YIKIM KARARINI VEREN ÇEVRE VE ŞEHİRCİLİK BAKANLIĞI…
Oysa ki tarihi Bomonti Bira Fabrikası ile ilgili yıkım kararını bizzat Murat Kurum‘un başında bulunduğu Çevre ve Şehircilik Bakanlığı verdi.
2013 yılında Çevre ve Şehircilik Bakanlığı söz konusu tarihi Bomonti Bira Fabrikası ile ilgili yapıların yıkılması, yerlerine mescit, yurt ve otopark yapılması kararını almış ve konu ile ilgili ilişkin idari işlemler de başlatılmıştı.

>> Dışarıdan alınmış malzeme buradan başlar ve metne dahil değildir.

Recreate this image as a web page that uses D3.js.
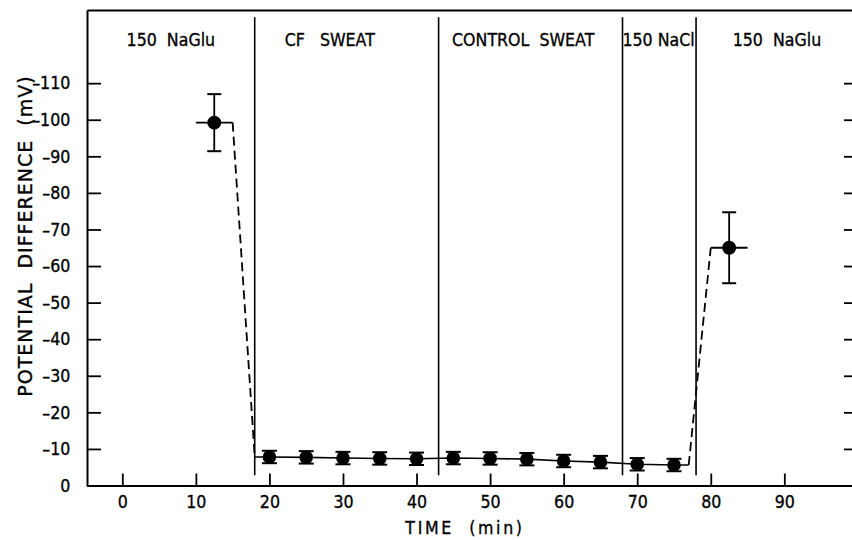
<!DOCTYPE html>
<html><head><meta charset="utf-8">
<script src="https://cdn.jsdelivr.net/npm/d3@7"></script>
<style>
html,body{margin:0;padding:0;background:#fff;}
svg{display:block;font-family:"DejaVu Sans",sans-serif;}
</style></head><body>
<svg id="chart" width="852" height="540"></svg>
<script>
// ---- data ----
const xTickValues = [0, 10, 20, 30, 40, 50, 60, 70, 80, 90];
const xTickLabels = ["0", "10", "20", "30", "40", "50", "60", "70", "80", "90"];
const yTickValues = [0, -10, -20, -30, -40, -50, -60, -70, -80, -90, -100, -110];
const yTickLabels = ["0", "–10", "–20", "–30", "–40", "–50", "–60", "–70", "–80", "–90", "–100", "–110"];

const segmentBounds = [18, 43, 68, 78];
const segmentLabels = ["150  NaGlu", "CF   SWEAT", "CONTROL  SWEAT", "150 NaCl", "150  NaGlu"];
const segmentLabelTimes = [6.6, 28.2, 54.5, 72.9, 89];

const sweatTimes  = [20, 25, 30, 35, 40, 45, 50, 55, 60, 65, 70, 75];
const sweatValues = [-7.8, -7.7, -7.5, -7.4, -7.3, -7.5, -7.4, -7.2, -6.7, -6.4, -5.8, -5.6];
const sweatErrors = [1.7, 1.7, 1.7, 1.7, 1.7, 1.7, 1.7, 1.7, 1.7, 1.7, 1.7, 1.7];
const sweatLineStart = 18;
const sweatLineEnd = 77;

const gluTimes  = [12.5, 82.5];
const gluValues = [-99.2, -65];
const gluErrors = [7.8, 9.7];
const gluSpanStart = [10, 80];
const gluSpanEnd   = [15, 85];

const transitionFrom = [[15, -99.2], [77, -5.6]];
const transitionTo   = [[18, -7.8], [80, -65]];

// ---- layout ----
(function () {
const svg = d3.select("#chart");
const mLeft = 87, mRight = 852, mTop = 10, mBottom = 485.5;
const sx = 0.88; // horizontal squeeze for lettering-style text
const x = d3.scaleLinear().domain([-4.8, 99.2]).range([mLeft, mRight]);
const y = d3.scaleLinear().domain([0, -130]).range([mBottom, mTop]);

const gx = svg.append("g").attr("transform", `translate(0,${mBottom})`)
  .call(d3.axisBottom(x).tickValues(xTickValues).tickFormat((d, i) => xTickLabels[i])
    .tickSizeInner(-12).tickSizeOuter(0).tickPadding(10));
const gy = svg.append("g").attr("transform", `translate(${mLeft},0)`)
  .call(d3.axisLeft(y).tickValues(yTickValues).tickFormat((d, i) => yTickLabels[i])
    .tickSizeInner(-14).tickSizeOuter(0).tickPadding(19));
const gr = svg.append("g").attr("transform", `translate(${mRight},0)`)
  .call(d3.axisRight(y).tickValues(yTickValues.slice(1)).tickFormat("")
    .tickSizeInner(-8).tickSizeOuter(0));
gr.select(".domain").remove();
const gt = svg.append("g").attr("transform", `translate(0,${mTop})`)
  .call(d3.axisTop(x).tickValues([]).tickSizeOuter(0));

[gx, gy, gr, gt].forEach(g => {
  g.select(".domain").attr("stroke", "#000").attr("stroke-width", 2);
  g.selectAll(".tick line").attr("stroke", "#000").attr("stroke-width", 1.8);
  g.selectAll(".tick text").attr("fill", "#000").attr("font-size", 18)
    .attr("font-family", "DejaVu Sans, sans-serif")
    .attr("stroke", "#000").attr("stroke-width", 0.35)
    .attr("transform", `scale(${sx},1)`);
});

svg.append("g").selectAll("line").data(segmentBounds).join("line")
  .attr("x1", d => x(d)).attr("x2", d => x(d))
  .attr("y1", y(-128)).attr("y2", y(-2.8))
  .attr("stroke", "#000").attr("stroke-width", 1.6);

svg.append("g").selectAll("text").data(segmentLabels).join("text")
  .attr("transform", (d, i) => `translate(${x(segmentLabelTimes[i])},46) scale(${sx},1)`)
  .attr("text-anchor", "middle").attr("font-size", 18)
  .attr("stroke", "#000").attr("stroke-width", 0.35)
  .style("white-space", "pre").text(d => d);

svg.append("g").selectAll("line").data(transitionFrom).join("line")
  .attr("x1", d => x(d[0])).attr("y1", d => y(d[1]))
  .attr("x2", (d, i) => x(transitionTo[i][0])).attr("y2", (d, i) => y(transitionTo[i][1]))
  .attr("stroke", "#000").attr("stroke-width", 1.8).attr("stroke-dasharray", "9,5");

const linePts = [[sweatLineStart, sweatValues[0]]]
  .concat(sweatTimes.map((t, i) => [t, sweatValues[i]]))
  .concat([[sweatLineEnd, sweatValues[sweatValues.length - 1]]]);
svg.append("path").datum(linePts)
  .attr("d", d3.line().x(d => x(d[0])).y(d => y(d[1])))
  .attr("fill", "none").attr("stroke", "#000").attr("stroke-width", 1.6);

svg.append("g").selectAll("line").data(gluTimes).join("line")
  .attr("x1", (d, i) => x(gluSpanStart[i])).attr("x2", (d, i) => x(gluSpanEnd[i]))
  .attr("y1", (d, i) => y(gluValues[i])).attr("y2", (d, i) => y(gluValues[i]))
  .attr("stroke", "#000").attr("stroke-width", 1.8);

function drawPoints(times, values, errors, r, cap) {
  const g = svg.append("g");
  const pts = times.map((t, i) => ({t, v: values[i], e: errors[i]}));
  const eb = g.selectAll("g.eb").data(pts).join("g").attr("class", "eb");
  eb.append("line").attr("x1", d => x(d.t)).attr("x2", d => x(d.t))
    .attr("y1", d => y(d.v - d.e)).attr("y2", d => y(d.v + d.e))
    .attr("stroke", "#000").attr("stroke-width", 1.8);
  eb.append("line").attr("x1", d => x(d.t) - cap / 2).attr("x2", d => x(d.t) + cap / 2)
    .attr("y1", d => y(d.v - d.e)).attr("y2", d => y(d.v - d.e))
    .attr("stroke", "#000").attr("stroke-width", 2);
  eb.append("line").attr("x1", d => x(d.t) - cap / 2).attr("x2", d => x(d.t) + cap / 2)
    .attr("y1", d => y(d.v + d.e)).attr("y2", d => y(d.v + d.e))
    .attr("stroke", "#000").attr("stroke-width", 2);
  eb.append("circle").attr("cx", d => x(d.t)).attr("cy", d => y(d.v)).attr("r", r)
    .attr("fill", "#000");
}
drawPoints(sweatTimes, sweatValues, sweatErrors, 6.8, 15);
drawPoints(gluTimes, gluValues, gluErrors, 7, 14);

svg.append("text").attr("transform", `translate(465,534) scale(${sx},1)`)
  .attr("text-anchor", "middle")
  .attr("font-size", 18).attr("letter-spacing", 3).style("white-space", "pre")
  .attr("stroke", "#000").attr("stroke-width", 0.35)
  .text("TIME  (min)");
svg.append("text").attr("transform", `translate(32,236) rotate(-90)`)
  .attr("text-anchor", "middle").attr("font-size", 19).attr("letter-spacing", 1)
  .attr("stroke", "#000").attr("stroke-width", 0.35)
  .style("white-space", "pre").text("POTENTIAL  DIFFERENCE  (mV)");
})();
</script>
</body></html>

2013 yılında alınan bu kararı “Haksız tahsis” olarak niteleyen Mimarlar Odası İstanbul Şubesi konuyu mahkemeye taşımış ve kararın iptali için dava açmış ancak iptal davası sürerken söz konusu bölgenin 9. ve 10.parselinde bulunan yapılar yıkım ekipleri tarafından yıkılmıştı.

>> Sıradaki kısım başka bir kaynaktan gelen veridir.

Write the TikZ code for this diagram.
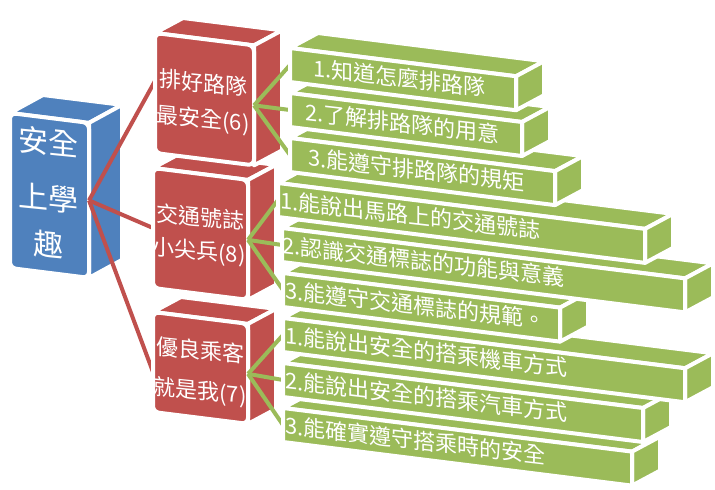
\documentclass[tikz,border=0pt]{standalone}
\usepackage{fontspec}
\setmainfont{Noto Sans CJK TC}
\usetikzlibrary{calc}
\definecolor{myblue}{HTML}{4F81BD}
\definecolor{myred}{HTML}{C0504D}
\definecolor{mygreen}{HTML}{9BBB59}
\def\slope{0.125}
\def\cdx{28}
\def\cdy{-15}
% #1 name #2 x #3 y #4 w #5 h #6 colour #7 extra front style
\newcommand\tdbox[7]{%
 \coordinate (#1-a) at (#2,#3);
 \coordinate (#1-b) at ({#2+#4},{#3+\slope*#4});
 \coordinate (#1-c) at ({#2+#4},{#3+\slope*#4+#5});
 \coordinate (#1-d) at (#2,{#3+#5});
 \coordinate (#1-w) at (#2,{#3+#5/2});
 \coordinate (#1-e) at ({#2+#4},{#3+\slope*#4+#5/2});
 \path[face,fill=#6] (#1-a) -- ++(\cdx,\cdy) -- ($(#1-b)+(\cdx,\cdy)$) -- (#1-b) -- cycle;
 \path[face,fill=#6] (#1-b) -- ++(\cdx,\cdy) -- ($(#1-c)+(\cdx,\cdy)$) -- (#1-c) -- cycle;
 \path[face,fill=#6,#7] (#1-a) -- (#1-b) -- (#1-c) -- (#1-d) -- cycle;
}
% #1 name #2 x #3 y #4 w #5 text x #6 text
\newcommand\gbar[6]{%
 \tdbox{#1}{#2}{#3}{#4}{34}{mygreen}{}
 \node[gtext] (#1t) at ({#5},{#3+17+\slope*(#5-#2)}) {#6};
}
\begin{document}
\begin{tikzpicture}[x=1pt,y=-1pt,
  face/.style={draw=white,line width=4pt,line join=round},
  gtext/.style={anchor=west,inner sep=0pt,text=white,font=\fontsize{22}{22}\selectfont,yslant=-0.115},
  rtext/.style={anchor=center,inner sep=0pt,text=white,font=\fontsize{22}{22}\selectfont,yslant=-0.1},
  btext/.style={anchor=center,inner sep=0pt,text=white,font=\fontsize{30}{30}\selectfont,yslant=-0.1},
  rline/.style={draw=myred,line width=4pt},
  gline/.style={draw=mygreen,line width=4pt}]
\useasboundingbox (0,0) rectangle (715,490);

% blue root
\begingroup
\def\cdx{33}\def\cdy{-18}
\tdbox{B}{10}{113}{79}{155}{myblue}{rounded corners=6pt}
\endgroup
\node[btext] (b1) at (48,142) {安全};
\node[btext] (b2) at (48,198) {上學};
\node[btext] (b3) at (48,245) {趣};

% red connectors (targets on the red boxes' left edges)
\coordinate (R1-in) at (155,81);
\coordinate (R2-in) at (153,228);
\coordinate (R3-in) at (153,372);
\draw[rline] (B-e) -- (R1-in);
\draw[rline] (B-e) -- (R2-in);
\draw[rline] (B-e) -- (R3-in);

% red boxes
\tdbox{R3}{153}{312}{95}{100}{myred}{rounded corners=6pt}
\tdbox{R2}{153}{168}{95}{120}{myred}{rounded corners=6pt}
\tdbox{R1}{155}{33}{99}{120}{myred}{rounded corners=6pt}
\node[rtext] (r1a) at (203,83) {排好路隊};
\node[rtext] (r1b) at (203,120) {最安全(6)};
\node[rtext] (r2a) at (200,217) {交通號誌};
\node[rtext] (r2b) at (199,252) {小尖兵(8)};
\node[rtext] (r3a) at (200,350) {優良乘客};
\node[rtext] (r3b) at (200,392) {就是我(7)};

% green bar anchors for connectors
\coordinate (G1-w) at (290,65);
\coordinate (G2-w) at (290,110);
\coordinate (G3-w) at (290,155);
\coordinate (G4-w) at (278,200);
\coordinate (G5-w) at (282,245);
\coordinate (G6-w) at (283,290);
\coordinate (G7-w) at (283,335);
\coordinate (G8-w) at (283,380);
\coordinate (G9-w) at (283,425);
\foreach \g in {G1,G2,G3} \draw[gline] (R1-e) -- (\g-w);
\foreach \g in {G4,G5,G6} \draw[gline] (R2-e) -- (\g-w);
\foreach \g in {G7,G8,G9} \draw[gline] (R3-e) -- (\g-w);

% green bars, lowest first
\gbar{G9}{283}{408}{349}{285}{3.能確實遵守搭乘時的安全}
\gbar{G8}{283}{363}{360}{285}{2.能說出安全的搭乘汽車方式}
\gbar{G7}{283}{318}{402}{285}{1.能說出安全的搭乘機車方式}
\gbar{G6}{283}{273}{277}{285}{3.能遵守交通標誌的規範。}
\gbar{G5}{282}{228}{403}{282}{2.認識交通標誌的功能與意義}
\gbar{G4}{278}{183}{367}{280}{1.能說出馬路上的交通號誌}
\gbar{G3}{290}{138}{265}{308}{3.能遵守排路隊的規矩}
\gbar{G2}{290}{93}{232}{305}{2.了解排路隊的用意}
\gbar{G1}{290}{48}{226}{313}{1.知道怎麼排路隊}
\end{tikzpicture}
\end{document}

Mimarlar Odası İstanbul Şubesi de yıkım sonrasında bir açıklama yaparak “Konuya ilişkin dava süreçleri devam ediyor olmasına rağmen Bakanlığın yıkım izni vermesi yalnızca hukuka aykırı değildir; varlık sebebi gereği tarihsel değerleri ve kültür varlıklarını korumak ve onlara saygılı davranmakla yükümlü olan Bakanlık, bu kararıyla kendi varlık sebebini de reddetmektedir. Bu yıkımla, erken sanayi döneminden günümüze kadar gelen silo binaları yıkılmak suretiyle kent belleğinden bir dönem daha silinmektedir.” ifadelerini kullanmıştı.